Thursday 19 June 2014

Goodbye Bet Preschool


I am writing this post on the eve of Sydney's very last day of preschool.  It is a day that I wished would never come, and yet, despite my best efforts to slow the clock down, here we are, saying goodbye to our beloved, sacred space and the teachers and families that we have grown to love so incredibly much.


It seems funny to me that years ago when I was looking for a preschool for Sydney that I was so resistant to take Sydney to this preschool, where we had to drive ten minutes to get there, when there were four or five perfectly good preschools within walking distance of our home.  What I didn't realize is what a magical space this place was and how much the families would become like family to us, a community that became part of the fabric of our daily lives.



We shared celebrations, holidays, heartbreak, laughter and tears together over the past three years.  How could I have ever known that these Mommas would become some of my best friends and how dearly I am going to miss seeing them every day?





And then there's the teachers.  The precious, precious teachers who have taught me so much about honouring and respecting children and creating an environment in which they can thrive and grow and learn to their greatest potential.  I have written several times before about Sydney's exceptional relationship with her teacher Jen.  They have an amazingly special bond that has so greatly impacted Sydney in such a positive way that is hard to put words to it.

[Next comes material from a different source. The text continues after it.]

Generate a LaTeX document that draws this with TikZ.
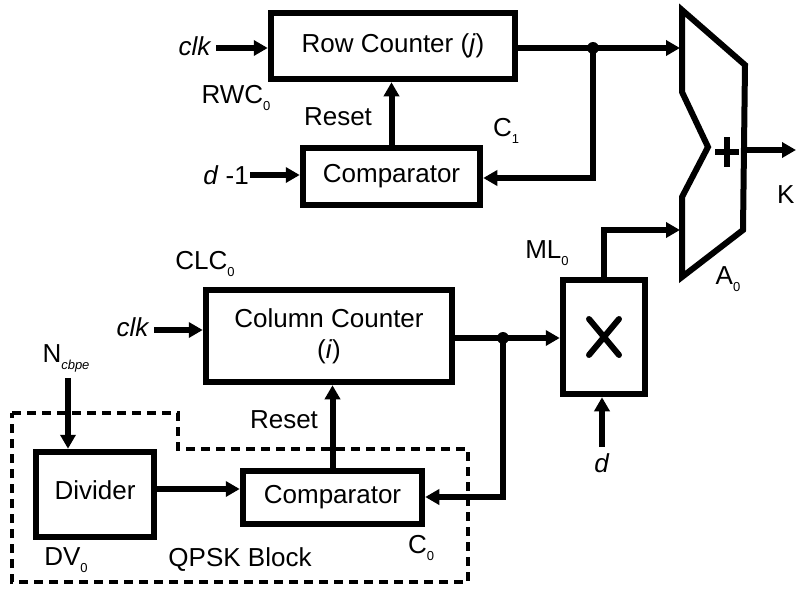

Sydney loves Jen and Jen loves her right back.  Pure, sincere love.  How can I begin to say thank you to someone for loving my child as if she were her own?  Jen is one of the most special people I have ever met in my life and Sydney and I will remember her as long as we live!

And then there's Carmen, also an amazing teacher who quickly became my friend.  She openly shares her heart and life with me and through a couple of tough years personally, has remained such a warm and positive light in Sydney's classroom.  She has so much love for the children, always a smile on her face and she and Sydney's mutual love of Hello Kitty has been a source of many days of joy!



Carmen and I will remain friends long after Sydney's graduation ceremony tomorrow, I am sure of it!

What I'm not sure about is how I am going to say goodbye to this place that has been our second home for so long.  It seems unfathomable to imagine life without the presence of these people in our lives on a daily basis.  I had no idea that this day would be so incredibly hard.


Sydney is growing up, there is no denying it.  She is so ready to start Kindergarten.  Jen and Carmen have done an amazing job of preparing her for what is about to come.  And I will be there through it all with her in the years to come, cheering her on as she rapidly moves from year to year at school.  Who could ask for anything more wonderful than a lifetime ahead of us to build precious new memories.

So tonight, on the eve of the day we bid adieu to one chapter of Sydney's life and welcome another, I am filled with gratitude for the most incredible first schooling experience I could have ever wished for for my daughter.  It was perfection.  I am thankful.